- _Work instructions_
Transcribe the listing in full, excluding any pictures.

***** Provided data

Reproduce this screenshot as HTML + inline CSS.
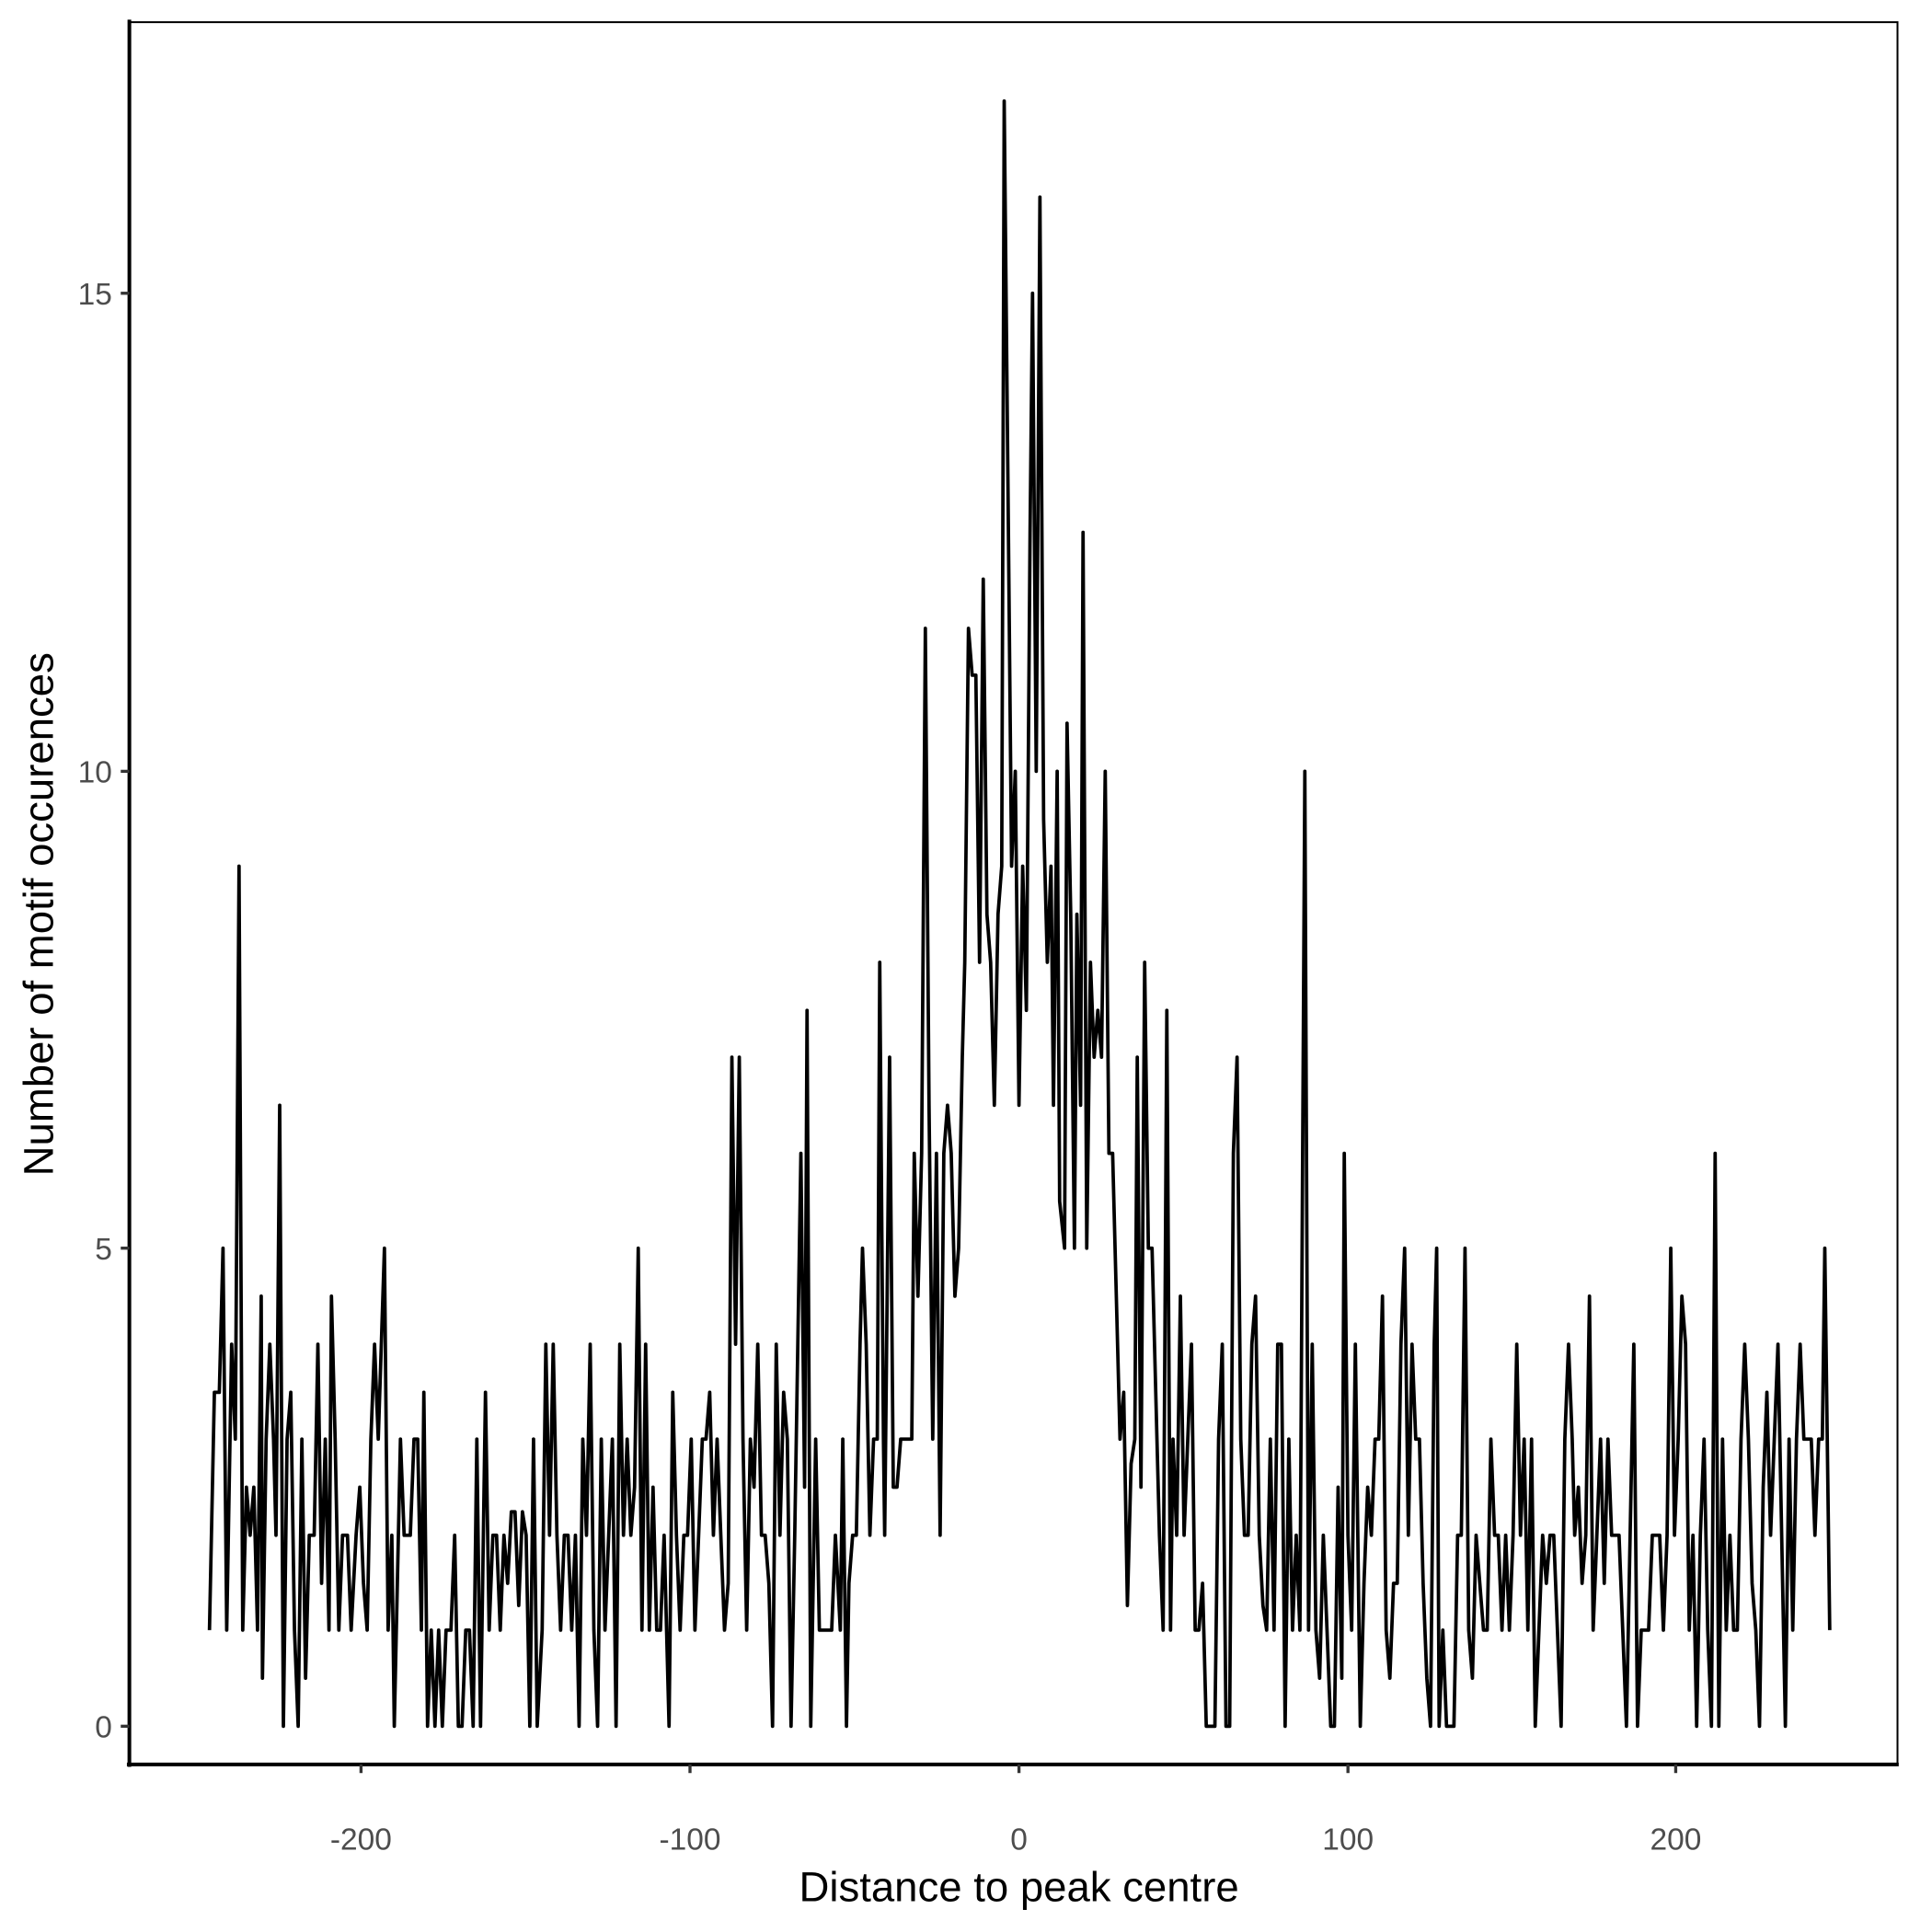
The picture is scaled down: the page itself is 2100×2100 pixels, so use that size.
<!DOCTYPE html>
<html><head><meta charset="utf-8"><style>html,body{margin:0;padding:0;background:#fff}svg{display:block}</style></head>
<body>
<svg width="2100" height="2100" viewBox="0 0 1568 1568" xmlns="http://www.w3.org/2000/svg">
<rect width="1568" height="1568" fill="#fff"/>
<rect x="105" y="18" width="1435" height="1414" fill="none" stroke="#000" stroke-width="1.5"/>
<line x1="105" y1="16" x2="105" y2="1434" stroke="#000" stroke-width="3"/>
<line x1="103" y1="1432" x2="1541" y2="1432" stroke="#000" stroke-width="3"/>
<g stroke="#333" stroke-width="2.5">
<line x1="98" y1="1401" x2="105" y2="1401"/><line x1="98" y1="1013" x2="105" y2="1013"/><line x1="98" y1="626" x2="105" y2="626"/><line x1="98" y1="238" x2="105" y2="238"/>
<line x1="293" y1="1432" x2="293" y2="1439"/><line x1="560" y1="1432" x2="560" y2="1439"/><line x1="827" y1="1432" x2="827" y2="1439"/><line x1="1094" y1="1432" x2="1094" y2="1439"/><line x1="1360" y1="1432" x2="1360" y2="1439"/>
</g>
<g font-family="Liberation Sans, Arial, sans-serif" font-size="25" fill="#4d4d4d">
<g text-anchor="end"><text x="91" y="1410">0</text><text x="91" y="1022">5</text><text x="91" y="635">10</text><text x="91" y="247">15</text></g>
<g text-anchor="middle"><text x="293" y="1501">-200</text><text x="560" y="1501">-100</text><text x="827" y="1501">0</text><text x="1094" y="1501">100</text><text x="1360" y="1501">200</text></g>
</g>
<g font-family="Liberation Sans, Arial, sans-serif" font-size="34" fill="#000" text-anchor="middle">
<text x="827" y="1543">Distance to peak centre</text>
<text transform="translate(43,742) rotate(-90)">Number of motif occurences</text>
</g>
<polyline fill="none" stroke="#000" stroke-width="2.8" stroke-linejoin="round" points="170,1323 174,1130 178,1130 181,1013 184,1323 188,1091 191,1168 194,703 197,1323 200,1207 203,1246 206,1207 209,1323 212,1052 213,1362 216,1168 219,1091 222,1168 224,1246 227,897 230,1401 233,1168 236,1130 239,1323 242,1401 245,1168 248,1362 251,1246 255,1246 258,1091 261,1285 264,1168 267,1323 269,1052 272,1168 275,1323 278,1246 282,1246 285,1323 289,1246 292,1207 295,1285 298,1323 301,1168 304,1091 307,1168 312,1013 315,1323 318,1246 320,1401 325,1168 328,1246 333,1246 336,1168 339,1168 342,1323 344,1130 347,1401 350,1323 353,1401 356,1323 359,1401 362,1323 366,1323 369,1246 372,1401 375,1401 378,1323 381,1323 384,1401 387,1168 390,1401 394,1130 397,1323 400,1246 403,1246 406,1323 409,1246 412,1285 415,1227 418,1227 421,1303 424,1227 427,1246 430,1401 433,1168 436,1401 440,1323 443,1091 446,1246 449,1091 452,1246 455,1323 458,1246 461,1246 464,1323 467,1246 470,1401 473,1168 476,1246 479,1091 482,1323 485,1401 488,1168 491,1323 494,1246 497,1168 500,1401 503,1091 506,1246 509,1168 512,1246 515,1207 518,1013 521,1323 524,1091 527,1323 530,1207 533,1323 536,1323 539,1246 543,1401 546,1130 549,1246 552,1323 555,1246 558,1246 561,1168 564,1323 567,1246 570,1168 573,1168 576,1130 579,1246 582,1168 585,1246 588,1323 591,1285 594,858 597,1091 600,858 603,1168 606,1323 609,1168 612,1207 615,1091 618,1246 621,1246 624,1285 627,1401 630,1091 633,1246 636,1130 639,1168 642,1401 645,1246 650,936 653,1207 655,820 658,1401 662,1168 665,1323 669,1323 675,1323 678,1246 682,1323 684,1168 687,1401 689,1285 692,1246 695,1246 698,1091 700,1013 703,1091 706,1246 709,1168 712,1168 714,781 717,1168 718,1246 722,858 725,1207 728,1207 731,1168 740,1168 742,936 745,1052 748,936 751,510 754,897 757,1168 760,936 763,1246 766,936 769,897 772,936 775,1052 778,1013 781,858 783,781 786,510 789,548 792,548 795,781 798,470 801,742 804,781 807,897 810,742 813,703 815,82 818,387 821,703 824,626 827,897 830,703 833,820 836,432 838,238 841,626 844,160 847,665 850,781 853,703 855,897 858,626 860,975 864,1013 866,587 869,742 872,1013 874,742 877,897 879,432 882,1013 885,781 888,858 891,820 894,858 897,626 900,936 903,936 909,1168 912,1130 915,1303 918,1188 921,1168 923,858 926,1207 929,781 932,1013 935,1013 938,1130 941,1246 944,1323 947,820 950,1323 952,1168 955,1246 958,1052 961,1246 964,1168 967,1091 970,1323 973,1323 976,1285 979,1401 986,1401 989,1168 992,1091 995,1401 998,1401 1001,936 1004,858 1007,1168 1010,1246 1013,1246 1016,1091 1019,1052 1022,1246 1025,1303 1028,1323 1031,1168 1034,1323 1037,1091 1040,1091 1043,1401 1046,1168 1049,1323 1052,1246 1055,1323 1059,626 1062,1323 1065,1091 1068,1323 1071,1362 1074,1246 1077,1323 1080,1401 1083,1401 1086,1207 1089,1362 1091,936 1094,1246 1097,1323 1100,1091 1104,1401 1107,1285 1110,1207 1113,1246 1116,1168 1119,1168 1122,1052 1125,1323 1128,1362 1131,1285 1134,1285 1137,1091 1140,1013 1143,1246 1146,1091 1149,1168 1152,1168 1155,1285 1158,1362 1161,1401 1164,1091 1166,1013 1168,1401 1171,1323 1174,1401 1180,1401 1183,1246 1186,1246 1189,1013 1192,1323 1195,1362 1198,1246 1201,1285 1204,1323 1207,1323 1210,1168 1213,1246 1216,1246 1219,1323 1222,1246 1225,1323 1228,1246 1231,1091 1234,1246 1237,1168 1240,1323 1243,1168 1246,1401 1249,1323 1252,1246 1255,1285 1258,1246 1261,1246 1264,1323 1267,1401 1270,1168 1273,1091 1276,1168 1278,1246 1281,1207 1284,1285 1287,1246 1290,1052 1293,1323 1296,1246 1299,1168 1302,1285 1305,1168 1308,1246 1314,1246 1317,1323 1320,1401 1323,1246 1326,1091 1329,1401 1332,1323 1338,1323 1341,1246 1347,1246 1350,1323 1353,1246 1356,1013 1359,1246 1362,1168 1365,1052 1368,1091 1371,1323 1374,1246 1377,1401 1380,1246 1383,1168 1386,1323 1389,1401 1392,936 1395,1401 1398,1168 1401,1323 1404,1246 1407,1323 1410,1323 1413,1168 1416,1091 1419,1168 1422,1285 1425,1323 1428,1401 1431,1207 1434,1130 1437,1246 1440,1168 1443,1091 1446,1246 1449,1401 1452,1168 1455,1323 1458,1168 1461,1091 1464,1168 1470,1168 1473,1246 1476,1168 1479,1168 1481,1013 1485,1323"/>
</svg>
</body></html>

**********

- _Answer to the exercise_
Reproduce this screenshot as HTML + inline CSS.
The picture is scaled down: the page itself is 2100×2100 pixels, so use that size.
<!DOCTYPE html>
<html><head><meta charset="utf-8"><style>html,body{margin:0;padding:0;background:#fff}svg{display:block}</style></head>
<body>
<svg width="2100" height="2100" viewBox="0 0 1568 1568" xmlns="http://www.w3.org/2000/svg">
<rect width="1568" height="1568" fill="#fff"/>
<rect x="105" y="18" width="1435" height="1414" fill="none" stroke="#000" stroke-width="1.5"/>
<line x1="105" y1="16" x2="105" y2="1434" stroke="#000" stroke-width="3"/>
<line x1="103" y1="1432" x2="1541" y2="1432" stroke="#000" stroke-width="3"/>
<g stroke="#333" stroke-width="2.5">
<line x1="98" y1="1401" x2="105" y2="1401"/><line x1="98" y1="1013" x2="105" y2="1013"/><line x1="98" y1="626" x2="105" y2="626"/><line x1="98" y1="238" x2="105" y2="238"/>
<line x1="293" y1="1432" x2="293" y2="1439"/><line x1="560" y1="1432" x2="560" y2="1439"/><line x1="827" y1="1432" x2="827" y2="1439"/><line x1="1094" y1="1432" x2="1094" y2="1439"/><line x1="1360" y1="1432" x2="1360" y2="1439"/>
</g>
<g font-family="Liberation Sans, Arial, sans-serif" font-size="25" fill="#4d4d4d">
<g text-anchor="end"><text x="91" y="1410">0</text><text x="91" y="1022">5</text><text x="91" y="635">10</text><text x="91" y="247">15</text></g>
<g text-anchor="middle"><text x="293" y="1501">-200</text><text x="560" y="1501">-100</text><text x="827" y="1501">0</text><text x="1094" y="1501">100</text><text x="1360" y="1501">200</text></g>
</g>
<g font-family="Liberation Sans, Arial, sans-serif" font-size="34" fill="#000" text-anchor="middle">
<text x="827" y="1543">Distance to peak centre</text>
<text transform="translate(43,742) rotate(-90)">Number of motif occurences</text>
</g>
<polyline fill="none" stroke="#000" stroke-width="2.8" stroke-linejoin="round" points="170,1323 174,1130 178,1130 181,1013 184,1323 188,1091 191,1168 194,703 197,1323 200,1207 203,1246 206,1207 209,1323 212,1052 213,1362 216,1168 219,1091 222,1168 224,1246 227,897 230,1401 233,1168 236,1130 239,1323 242,1401 245,1168 248,1362 251,1246 255,1246 258,1091 261,1285 264,1168 267,1323 269,1052 272,1168 275,1323 278,1246 282,1246 285,1323 289,1246 292,1207 295,1285 298,1323 301,1168 304,1091 307,1168 312,1013 315,1323 318,1246 320,1401 325,1168 328,1246 333,1246 336,1168 339,1168 342,1323 344,1130 347,1401 350,1323 353,1401 356,1323 359,1401 362,1323 366,1323 369,1246 372,1401 375,1401 378,1323 381,1323 384,1401 387,1168 390,1401 394,1130 397,1323 400,1246 403,1246 406,1323 409,1246 412,1285 415,1227 418,1227 421,1303 424,1227 427,1246 430,1401 433,1168 436,1401 440,1323 443,1091 446,1246 449,1091 452,1246 455,1323 458,1246 461,1246 464,1323 467,1246 470,1401 473,1168 476,1246 479,1091 482,1323 485,1401 488,1168 491,1323 494,1246 497,1168 500,1401 503,1091 506,1246 509,1168 512,1246 515,1207 518,1013 521,1323 524,1091 527,1323 530,1207 533,1323 536,1323 539,1246 543,1401 546,1130 549,1246 552,1323 555,1246 558,1246 561,1168 564,1323 567,1246 570,1168 573,1168 576,1130 579,1246 582,1168 585,1246 588,1323 591,1285 594,858 597,1091 600,858 603,1168 606,1323 609,1168 612,1207 615,1091 618,1246 621,1246 624,1285 627,1401 630,1091 633,1246 636,1130 639,1168 642,1401 645,1246 650,936 653,1207 655,820 658,1401 662,1168 665,1323 669,1323 675,1323 678,1246 682,1323 684,1168 687,1401 689,1285 692,1246 695,1246 698,1091 700,1013 703,1091 706,1246 709,1168 712,1168 714,781 717,1168 718,1246 722,858 725,1207 728,1207 731,1168 740,1168 742,936 745,1052 748,936 751,510 754,897 757,1168 760,936 763,1246 766,936 769,897 772,936 775,1052 778,1013 781,858 783,781 786,510 789,548 792,548 795,781 798,470 801,742 804,781 807,897 810,742 813,703 815,82 818,387 821,703 824,626 827,897 830,703 833,820 836,432 838,238 841,626 844,160 847,665 850,781 853,703 855,897 858,626 860,975 864,1013 866,587 869,742 872,1013 874,742 877,897 879,432 882,1013 885,781 888,858 891,820 894,858 897,626 900,936 903,936 909,1168 912,1130 915,1303 918,1188 921,1168 923,858 926,1207 929,781 932,1013 935,1013 938,1130 941,1246 944,1323 947,820 950,1323 952,1168 955,1246 958,1052 961,1246 964,1168 967,1091 970,1323 973,1323 976,1285 979,1401 986,1401 989,1168 992,1091 995,1401 998,1401 1001,936 1004,858 1007,1168 1010,1246 1013,1246 1016,1091 1019,1052 1022,1246 1025,1303 1028,1323 1031,1168 1034,1323 1037,1091 1040,1091 1043,1401 1046,1168 1049,1323 1052,1246 1055,1323 1059,626 1062,1323 1065,1091 1068,1323 1071,1362 1074,1246 1077,1323 1080,1401 1083,1401 1086,1207 1089,1362 1091,936 1094,1246 1097,1323 1100,1091 1104,1401 1107,1285 1110,1207 1113,1246 1116,1168 1119,1168 1122,1052 1125,1323 1128,1362 1131,1285 1134,1285 1137,1091 1140,1013 1143,1246 1146,1091 1149,1168 1152,1168 1155,1285 1158,1362 1161,1401 1164,1091 1166,1013 1168,1401 1171,1323 1174,1401 1180,1401 1183,1246 1186,1246 1189,1013 1192,1323 1195,1362 1198,1246 1201,1285 1204,1323 1207,1323 1210,1168 1213,1246 1216,1246 1219,1323 1222,1246 1225,1323 1228,1246 1231,1091 1234,1246 1237,1168 1240,1323 1243,1168 1246,1401 1249,1323 1252,1246 1255,1285 1258,1246 1261,1246 1264,1323 1267,1401 1270,1168 1273,1091 1276,1168 1278,1246 1281,1207 1284,1285 1287,1246 1290,1052 1293,1323 1296,1246 1299,1168 1302,1285 1305,1168 1308,1246 1314,1246 1317,1323 1320,1401 1323,1246 1326,1091 1329,1401 1332,1323 1338,1323 1341,1246 1347,1246 1350,1323 1353,1246 1356,1013 1359,1246 1362,1168 1365,1052 1368,1091 1371,1323 1374,1246 1377,1401 1380,1246 1383,1168 1386,1323 1389,1401 1392,936 1395,1401 1398,1168 1401,1323 1404,1246 1407,1323 1410,1323 1413,1168 1416,1091 1419,1168 1422,1285 1425,1323 1428,1401 1431,1207 1434,1130 1437,1246 1440,1168 1443,1091 1446,1246 1449,1401 1452,1168 1455,1323 1458,1168 1461,1091 1464,1168 1470,1168 1473,1246 1476,1168 1479,1168 1481,1013 1485,1323"/>
</svg>
</body></html>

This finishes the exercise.